El Niño Cometh: Understanding Your Homeowners Policy

“Nature cannot be ordered about, except by obeying her. ”

— Francis Bacon

I’m told that the storms of early January were but a foretaste of things to come. If that’s correct, I advise you to understand your homeowners policy. If you have renters or condo insurance, this post will also help you understand your policy. Renters, pay attention to Coverage C discussed below.

Parts of a Homeowners Policy

Generally there are 5 parts to the policy:

  1. Declarations: this is the most important page. Here you’ll find listed the covered property, the policy period, the policy limits, the premium amount, and the deductible amount.
  2. Definitions: you guessed it-here you’ll find definitions of terms used throughout the policy. Sometimes insurance coverage disputes turn on how a word is defined.
  3. Exclusions: here you’ll find what the insurance company has excluded from coverage.
  4. Conditions: this explains the steps a homeowner must do when there has been a loss.
  5. Insuring Agreement: this is the bulk of the policy. It’s the contractual agreement between you and the insurance company.

Types of Coverage

Generally there are 3 types of coverage:

  1. Coverage A-Dwellings: this is your house and any structures connected to it, like a garage.
  2. Coverage B-Other Structures: these are structures not attached to your house.
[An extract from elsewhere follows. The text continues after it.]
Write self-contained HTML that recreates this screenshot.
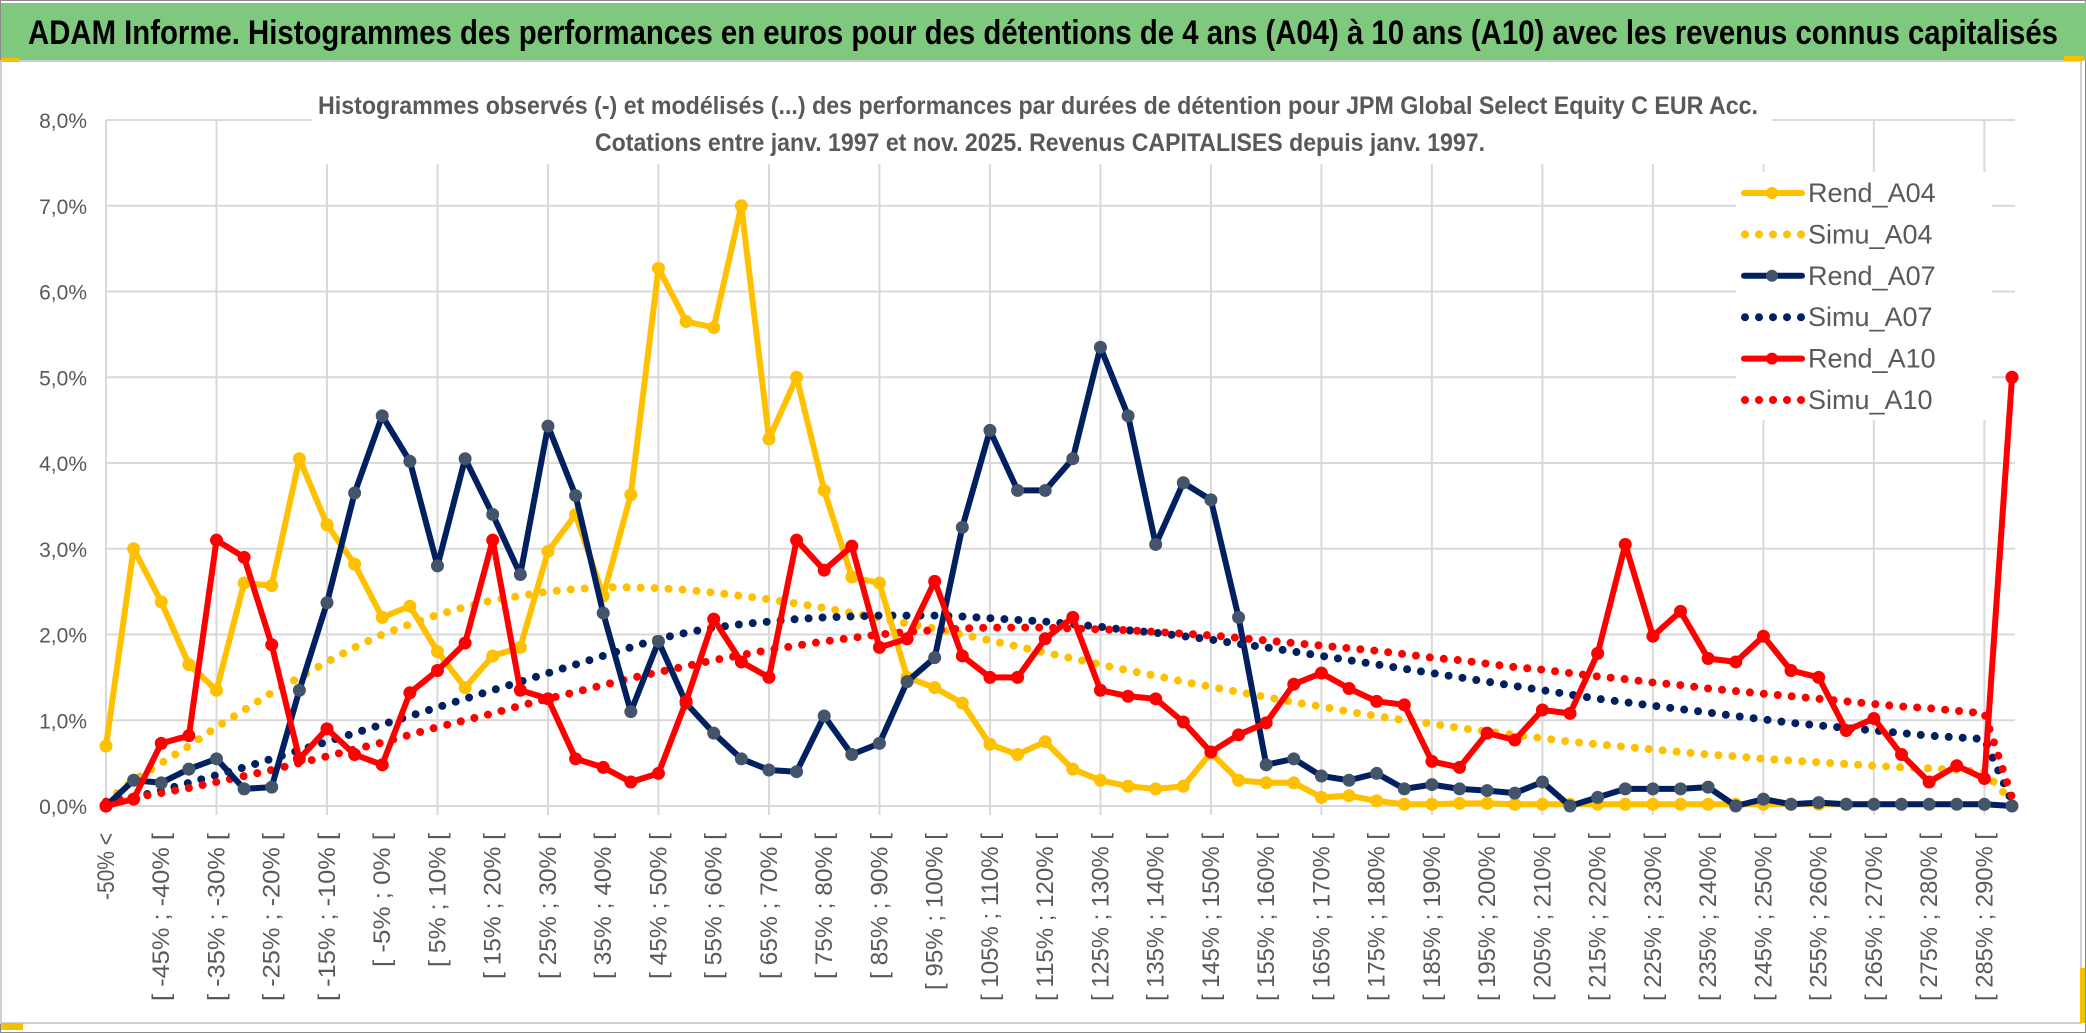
<!DOCTYPE html>
<html><head><meta charset="utf-8"><style>
html,body{margin:0;padding:0;background:#fff;}
svg{display:block;}
text{font-family:"Liberation Sans",sans-serif;}
</style></head><body>
<svg id="chart" width="2086" height="1033" viewBox="0 0 2086 1033" xmlns="http://www.w3.org/2000/svg">
<rect x="0" y="0" width="2086" height="1033" fill="#fff"/>
<rect x="0.5" y="0.5" width="2085" height="1032" fill="none" stroke="#8a8a8a"/>
<rect x="1" y="3" width="2085" height="57" fill="#7ec97e"/>
<text x="1043" y="44" text-anchor="middle" font-size="34" font-weight="bold" fill="#000" textLength="2030" lengthAdjust="spacingAndGlyphs">ADAM Informe. Histogrammes des performances en euros pour des détentions de 4 ans (A04) à 10 ans (A10) avec les revenus connus capitalisés</text>
<rect x="1" y="61" width="2080" height="962" fill="#fff" stroke="#d0d0d0" stroke-width="2"/>
<rect x="1" y="58" width="18" height="4" fill="#f5c000"/>
<rect x="1" y="1023" width="22" height="7" fill="#f5c000"/>
<rect x="2064" y="56" width="20" height="5" fill="#f5c000"/>
<rect x="2080" y="968" width="5" height="55" fill="#f5c000"/>
<g id="grid"></g>
<g id="ylabels"></g>
<g id="xlabels"></g>
<rect x="312" y="86" width="1460" height="78" fill="#fff"/>
<text x="1038" y="114" text-anchor="middle" font-size="25" font-weight="bold" fill="#595959" textLength="1440" lengthAdjust="spacingAndGlyphs">Histogrammes observés (-) et modélisés (...) des performances  par durées de détention pour JPM Global Select Equity C EUR Acc.</text>
<text x="1040" y="151" text-anchor="middle" font-size="25" font-weight="bold" fill="#595959" textLength="890" lengthAdjust="spacingAndGlyphs">Cotations entre janv. 1997 et nov. 2025. Revenus CAPITALISES depuis janv. 1997.</text>
<rect x="1736" y="172" width="256" height="248" fill="#fff"/>
<g id="series"></g>
<g id="legend"></g>
</svg>
<script>
const categories = (function(){const c=["-50% <"];for(let a=-50;a<295;a+=5){c.push("[ "+a+"% ; "+(a+5)+"% [");}return c;})().slice(0,70);
const yTicks = [0,1,2,3,4,5,6,7,8];
const yTickLabels = ["0,0%","1,0%","2,0%","3,0%","4,0%","5,0%","6,0%","7,0%","8,0%"];
const rendA04 = [0.7,3.0,2.38,1.65,1.35,2.6,2.57,4.05,3.28,2.82,2.2,2.33,1.8,1.38,1.75,1.85,2.97,3.4,2.45,3.63,6.27,5.65,5.58,7.0,4.28,5.0,3.68,2.67,2.6,1.5,1.38,1.2,0.72,0.6,0.75,0.43,0.3,0.23,0.2,0.23,0.62,0.3,0.27,0.27,0.1,0.12,0.06,0.02,0.02,0.03,0.03,0.02,0.02,0.02,0.02,0.02,0.02,0.02,0.02,0.02,0.02,0.02,0.02,0.02,null,null,null,null,null,null];
const rendA07 = [0,0.3,0.27,0.43,0.55,0.2,0.22,1.35,2.37,3.65,4.55,4.02,2.8,4.05,3.4,2.7,4.43,3.62,2.25,1.1,1.92,1.2,0.85,0.55,0.42,0.4,1.05,0.6,0.73,1.45,1.73,3.25,4.38,3.68,3.68,4.05,5.35,4.55,3.05,3.77,3.57,2.2,0.48,0.55,0.35,0.3,0.38,0.2,0.25,0.2,0.18,0.15,0.28,0.0,0.1,0.2,0.2,0.2,0.22,0.0,0.08,0.02,0.04,0.02,0.02,0.02,0.02,0.02,0.02,0.0];
const rendA10 = [0,0.08,0.73,0.82,3.1,2.9,1.88,0.55,0.9,0.6,0.48,1.32,1.58,1.9,3.1,1.35,1.25,0.55,0.45,0.28,0.38,1.22,2.18,1.68,1.5,3.1,2.75,3.03,1.85,1.95,2.62,1.75,1.5,1.5,1.95,2.2,1.35,1.28,1.25,0.98,0.63,0.83,0.97,1.42,1.55,1.37,1.22,1.18,0.52,0.45,0.85,0.77,1.12,1.08,1.78,3.05,1.98,2.27,1.72,1.68,1.98,1.58,1.5,0.88,1.02,0.6,0.28,0.47,0.32,5.0];
const simuA04 = [0.05,0.3,0.5,0.7,0.92,1.12,1.32,1.5,1.68,1.85,2.0,2.12,2.23,2.32,2.4,2.45,2.5,2.53,2.55,2.55,2.54,2.52,2.49,2.45,2.41,2.36,2.31,2.25,2.19,2.13,2.07,2.0,1.93,1.86,1.79,1.72,1.65,1.58,1.52,1.45,1.39,1.33,1.27,1.21,1.16,1.1,1.05,1.0,0.96,0.91,0.87,0.83,0.79,0.75,0.72,0.69,0.66,0.63,0.6,0.58,0.55,0.53,0.51,0.49,0.47,0.45,0.44,0.42,0.4,0.05];
const simuA07 = [0.05,0.1,0.18,0.27,0.36,0.45,0.55,0.65,0.75,0.85,0.95,1.05,1.15,1.25,1.35,1.45,1.55,1.65,1.75,1.85,1.95,2.02,2.08,2.12,2.15,2.18,2.2,2.21,2.22,2.22,2.22,2.21,2.19,2.17,2.15,2.12,2.09,2.05,2.02,1.98,1.94,1.89,1.85,1.8,1.75,1.7,1.65,1.6,1.55,1.5,1.45,1.4,1.35,1.3,1.25,1.21,1.17,1.13,1.09,1.05,1.01,0.97,0.94,0.91,0.88,0.85,0.82,0.8,0.78,0.05];
const simuA10 = [0.05,0.1,0.15,0.21,0.28,0.35,0.42,0.5,0.58,0.66,0.74,0.83,0.92,1.0,1.08,1.17,1.25,1.33,1.41,1.49,1.56,1.63,1.7,1.76,1.82,1.87,1.92,1.96,2.0,2.03,2.05,2.07,2.08,2.08,2.08,2.07,2.06,2.05,2.03,2.01,1.99,1.96,1.93,1.9,1.87,1.84,1.81,1.77,1.73,1.7,1.66,1.62,1.59,1.55,1.51,1.48,1.44,1.41,1.37,1.34,1.31,1.28,1.25,1.22,1.19,1.16,1.14,1.11,1.08,0.1];
const legendNames = ["Rend_A04","Simu_A04","Rend_A07","Simu_A07","Rend_A10","Simu_A10"];

const NS="http://www.w3.org/2000/svg";
const X0=106, X1=2012, Y0=806, Y1=120, YMAX=8;
function xScale(i){return X0+(X1-X0)*i/(categories.length-1);}
function yScale(v){return Y0-(Y0-Y1)*v/YMAX;}
function mk(tag,attrs,parent){const e=document.createElementNS(NS,tag);for(const k in attrs)e.setAttribute(k,attrs[k]);parent.appendChild(e);return e;}

const grid=document.getElementById('grid');
yTicks.forEach(function(t){
  const l=mk('line',{x1:X0,x2:X1+3,y1:yScale(t),y2:yScale(t),stroke:'#d9d9d9','stroke-width':2},grid);
  
  
});
for(let i=0;i<categories.length;i+=4){
  const l=mk('line',{x1:xScale(i),x2:xScale(i),y1:Y1,y2:Y0+9,stroke:'#d9d9d9','stroke-width':2},grid);
  
  
}
const yl=document.getElementById('ylabels');
yTicks.forEach(function(t,k){
  const tx=mk('text',{x:87,y:yScale(t)+8,'text-anchor':'end','font-size':21,fill:'#595959'},yl);
  tx.textContent=yTickLabels[k];
  
  
});
const xl=document.getElementById('xlabels');
for(let i=0;i<categories.length;i+=2){
  const lab=categories[i];
  const x=xScale(i)+8, y=833;
  const tx=mk('text',{x:x,y:y,'text-anchor':'end','font-size':24,fill:'#595959',transform:'rotate(-90 '+x+' '+y+')',textLength:(lab.length*11.2).toFixed(0),lengthAdjust:'spacingAndGlyphs'},xl);
  tx.textContent=lab;
  
  
}
const sg=document.getElementById('series');
function pathFor(arr){let d='',pen=false;arr.forEach(function(v,i){if(v===null){pen=false;return;}d+=(pen?'L':'M')+xScale(i).toFixed(1)+' '+yScale(v).toFixed(1)+' ';pen=true;});return d;}
function dotted(arr,color,name){
  const p=mk('path',{d:pathFor(arr),fill:'none',stroke:color,'stroke-width':8,'stroke-linecap':'round','stroke-dasharray':'0 14'},sg);
  
  
}
function solid(arr,color,mcolor,name){
  const g=mk('g',{},sg);
  
  
  mk('path',{d:pathFor(arr),fill:'none',stroke:color,'stroke-width':6,'stroke-linejoin':'round'},g);
  arr.forEach(function(v,i){if(v===null)return;
    const c=mk('circle',{cx:xScale(i),cy:yScale(v),r:6.5,fill:mcolor},g);
    
    
  });
}
dotted(simuA04,'#ffc000','simu-a04-line');
dotted(simuA07,'#002060','simu-a07-line');
dotted(simuA10,'#ff0000','simu-a10-line');
solid(rendA04,'#ffc000','#ffc000','rend-a04-line');
solid(rendA07,'#002060','#44546a','rend-a07-line');
solid(rendA10,'#ff0000','#ff0000','rend-a10-line');

const lg=document.getElementById('legend');
const lcolors=['#ffc000','#ffc000','#002060','#002060','#ff0000','#ff0000'];
const lmark=['#ffc000',null,'#44546a',null,'#ff0000',null];
legendNames.forEach(function(n,k){
  const y=193+k*41.4;
  const g=mk('g',{},lg);
  
  
  if(lmark[k]){
    mk('line',{x1:1744,x2:1802,y1:y,y2:y,stroke:lcolors[k],'stroke-width':6,'stroke-linecap':'round'},g);
    mk('circle',{cx:1772,cy:y,r:6,fill:lmark[k]},g);
  } else {
    mk('line',{x1:1745,x2:1802,y1:y,y2:y,stroke:lcolors[k],'stroke-width':8,'stroke-linecap':'round','stroke-dasharray':'0 14'},g);
  }
  const t=mk('text',{x:1808,y:y+9,'font-size':27,fill:'#595959'},g);
  t.textContent=n;
});
</script>
</body></html>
Fences, gazebos, in-ground swimming pools, and spas are examples.
  3. Coverage C-Personal Property: this is your personal property, in other words, all your stuff.


Two things must occur before the insurance company will cover any damage: 1) the damaged property must be ‘covered property’ (which is listed on the Declarations Page); and 2) the damage must have been caused by a ‘covered cause of loss’ (which are defined differently depending on whether your policy is a named peril or an all peril). Common covered causes of losses are fire, lighting, and wind.

General Points

  • Water damage may be covered but flood damage is not
  • Wind damage to trees and plants is usually not covered
  • Cars and other motorized vehicles are not covered
  • Coverages A, B, and C are subject to insurance limits. Even if your entire home or personal property is damaged by a covered cause of loss, you can only recover the policy limit amount
  • Coverage C Personal Property is measured by Actual Cash Value. That means the insurance company can deduct for depreciation. You can, however, change that to Replacement Cost Value by an insurance rider. That prevents the insurance company from deducting for depreciation
  • Homeowners policies do not cover damage to land
  • Homeowners policies do not cover earth movement. But if the earth movement causes a ‘covered cause of loss’ (e.g. fire) to occur, then there may be coverage.

I admit this is dry and boring. But it’s important because you’re dealing with significant assets and sometimes catastrophic losses. You should make an attempt to understand your homeowners policy. And don’t trust the insurance company.